How Data Is Made: School District Poverty

Otto von Bismarck said that laws are like sausages: it’s better not to see them being made. But by that logic, data is like ice cream, crayons, glass, and beer: One of the most popular factory tours around. One of the sausage-ier datasets we have on PolicyMap is our map of school-age poverty, measured by school district, which comes by way of the Census’s Small Area Income and Poverty Estimates (SAIPE). Last summer, I got to take the factory tour of SAIPE, at the National Center for Education Statistics’s STATS-DC Conference.

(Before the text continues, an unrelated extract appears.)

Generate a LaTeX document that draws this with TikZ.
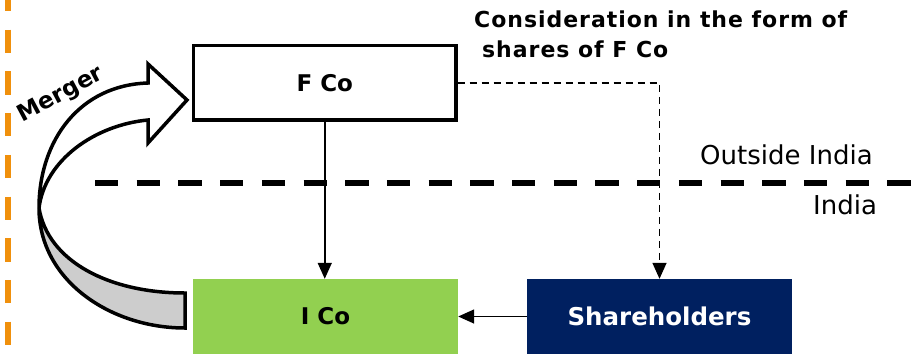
\documentclass[tikz,border=0pt]{standalone}
\usepackage{fontspec}
\setmainfont{DejaVu Sans}
\newfontfamily\widefont[LetterSpace=4.4]{DejaVu Sans}
\usetikzlibrary{arrows.meta}
\definecolor{icogreen}{HTML}{92D050}
\definecolor{shnavy}{HTML}{002060}
\definecolor{borderorange}{HTML}{F0900C}
\definecolor{twistgray}{HTML}{CDCDCD}

\begin{document}
\begin{tikzpicture}[x=1pt,y=-1pt,
  entity/.style={rectangle, inner sep=0pt,
    font=\bfseries\fontsize{23}{27}\selectfont},
  foreignco/.style={entity, draw, line width=3.3pt, fill=white,
    minimum width=262.5pt, minimum height=74.5pt},
  indianco/.style={entity, fill=icogreen,
    minimum width=265pt, minimum height=75pt},
  holders/.style={entity, fill=shnavy, text=white,
    font=\bfseries\fontsize{24.5}{28}\selectfont,
    minimum width=265pt, minimum height=75pt},
  link/.style={line width=1.5pt, -{Triangle[length=16pt, width=14pt]}},
  sharelink/.style={link, dash pattern=on 7pt off 5pt},
  frontier/.style={line width=6pt, dash pattern=on 23.3pt off 18.4pt},
  twist/.style={line width=3.5pt, line join=miter, draw=black},
  caption/.style={anchor=base west, inner sep=0pt,
    font=\widefont\bfseries\fontsize{22}{26}\selectfont},
  region/.style={anchor=base west, inner sep=0pt,
    font=\fontsize{26}{30}\selectfont}
]
\useasboundingbox (0,0) rectangle (918,354);

% jurisdiction borders
\draw[frontier, borderorange] (8,-12) -- (8,360);
\draw[frontier, black] (95,183) -- (918,183);

% entities
\node[foreignco] (fco) at (324.75,82.75) {F Co};
\node[indianco]  (ico) at (325.5,316.5) {I Co};
\node[holders]   (sh)  at (659.5,316.5) {Shareholders};

% flows
\draw[link] (fco.south) -- (fco.south |- ico.north);
\draw[sharelink] (fco.east) -| (sh.north);
\draw[link] (sh.west) -- (ico.east);

% region and flow labels
\node[caption] (cons1) at (474,27) {Consideration in the form of};
\node[caption] (cons2) at (482,57) {shares of F Co};
\node[region] (outside) at (700,164) {Outside India};
\node[region] (inside) at (813,214) {India};

% twisted merger arrow: back face
\filldraw[twist, fill=twistgray]
  (39,208) .. controls (48,262) and (110,293) .. (185,293)
  -- (185,328)
  .. controls (110,328) and (39,280) .. (39,208) -- cycle;
% front face with head
\filldraw[twist, fill=white]
  (148,83) .. controls (80,85) and (39,140) .. (39,208)
  .. controls (45,160) and (95,125) .. (148,120)
  -- (148,143) -- (187,100) -- (148,64) -- cycle;
\node[rotate=28, inner sep=0pt, font=\bfseries\fontsize{23}{27}\selectfont]
  (merger) at (61,95) {Merger};
\end{tikzpicture}
\end{document}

PolicyMap already has lots of poverty data straight from the Census and American Community Survey. That’s all sitting in plain view in the “Incomes & Spending” menu. But hidden away in the Education menu, under “Student Populations,” is “Students in Poverty.” How is this different, you might ask, from the Census’s “Percent of People in Poverty Under 18”?

Title I funding for school districts, as determined by the Elementary and Secondary Education Act of 1965, requires a count of children ages 5-17 in families living in poverty that reside in a school district. It requires annual counts, more precise than the ACS’s 5-year estimates.

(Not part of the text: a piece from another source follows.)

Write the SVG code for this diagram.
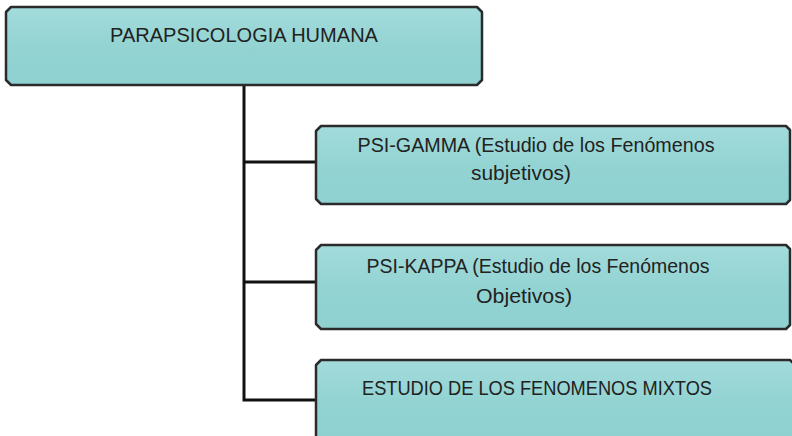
<svg xmlns="http://www.w3.org/2000/svg" width="792" height="436" viewBox="0 0 792 436">
<defs>
<linearGradient id="g" x1="0" y1="0" x2="0" y2="1">
<stop offset="0" stop-color="#a3dbdb"/>
<stop offset="0.5" stop-color="#93d4d3"/>
<stop offset="1" stop-color="#8ed1d0"/>
</linearGradient>
</defs>
<style>
.box{fill:url(#g);stroke:#2b2b2b;stroke-width:2.5;stroke-linejoin:round}
.t{font-family:"Liberation Sans",Arial,sans-serif;font-size:21px;fill:#222;text-anchor:middle}
.c{fill:none;stroke:#111;stroke-width:3}
</style>
<rect width="792" height="436" fill="#fff"/>
<g id="connectors">
<path class="c" d="M244 85 V400 H316"/>
<path class="c" d="M244 162 H316"/>
<path class="c" d="M244 282 H316"/>
</g>
<g id="root">
<path class="box" d="M11 7 H477 L482 12 V80 L477 85 H11 L6 80 V12 Z"/>
<text class="t" x="244" y="42" textLength="268" lengthAdjust="spacingAndGlyphs">PARAPSICOLOGIA HUMANA</text>
</g>
<g id="psi-gamma">
<path class="box" d="M321 126 H786 L790 130 V200 L786 204 H321 L316 199 V131 Z"/>
<text class="t" x="536" y="152" textLength="357" lengthAdjust="spacingAndGlyphs">PSI-GAMMA (Estudio de los Fenómenos</text>
<text class="t" x="521" y="180" textLength="100" lengthAdjust="spacingAndGlyphs">subjetivos)</text>
</g>
<g id="psi-kappa">
<path class="box" d="M321 245 H786 L790 249 V325 L786 329 H321 L316 324 V250 Z"/>
<text class="t" x="538" y="273" textLength="343" lengthAdjust="spacingAndGlyphs">PSI-KAPPA (Estudio de los Fenómenos</text>
<text class="t" x="524" y="303" textLength="96" lengthAdjust="spacingAndGlyphs">Objetivos)</text>
</g>
<g id="mixtos">
<path class="box" d="M321 360 H790 L795 365 V440 H316 V365 Z"/>
<text class="t" x="537" y="395" textLength="350" lengthAdjust="spacingAndGlyphs">ESTUDIO DE LOS FENOMENOS MIXTOS</text>
</g>
</svg>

So SAIPE comes along, as a sort of “enhanced ACS”. ACS acts as a starting point, but using one year of data doesn’t provide a large enough sample size for most school districts. In the map below, the orange counties are too small to have 1-year ACS estimates:

More info: http://www.census.gov/acs/www/data_documentation/areas_published/
More info: http://www.census.gov/acs/www/data_documentation/areas_published/

And why is it important to use 1-year estimates rather than 3- or 5-year estimates? Here’s a chart from the Census’s presentation, showing how single-year poverty changed in Franklin County, Ohio, comparing ACS 1-year estimates to 5-year estimates:

From the Census's STATS-DC presentation
From the Census’s STATS-DC presentation

As you can see, the smoothed-out 5-year estimate doesn’t reflect the large change that occurred during the recession.

So to come up with a more accurate and timely number, SAIPE combines a number of indicators from different sources together. It uses:

  • American Community Survey (ACS):
    • 1-year estimates (published and unpublished)
    • 5-year estimates (school district model)
  • Population estimates based on the decennial 2010 counts
  • Decennial census
  • Federal Tax Information
  • Supplemental Nutrition Assistant Program (SNAP, formerly Food Stamp) participation records

SAIPE takes these indicators to create a regression to estimate the poverty rate for counties in a given year. This regression estimate is averaged with the ACS 1-year estimate for the same area. Sometimes the ACS data has a higher sample rate, and sometimes the regression does. Whichever has the higher sample rate has the “better” number, so that average between them is weighted towards the estimate with a higher sample rate and lower variance.

This creates a county-level estimate of total poverty. To get to school-district school-age poverty, SAIPE uses anonymous tax records from the IRS to calculate the number of tax exemptions in the county. This is divided among the school districts in the county using ACS 5-year estimates (for which an adequate sample size exists at small areas).

In short, the poverty rate for the county is calculated using the most current data, and is then calculated down to the school district using population counts from the longer-term 5-year estimates. Using the strengths of each source, SAIPE creates a school-district dataset of poverty suitable for Title I funding.

If you’re craving an even wonkier explanation, complete with equations and more diagrams, check out the PowerPoint presentation given by the Census’s Lucinda Dalzell at the STATS-DC conference: http://nces.ed.gov/whatsnew/conferences/statsdc/2014/presentations/V_C_Sonnenberg.zip

So there you have it: Data creation is just as exciting as a trip to the Crayola factory.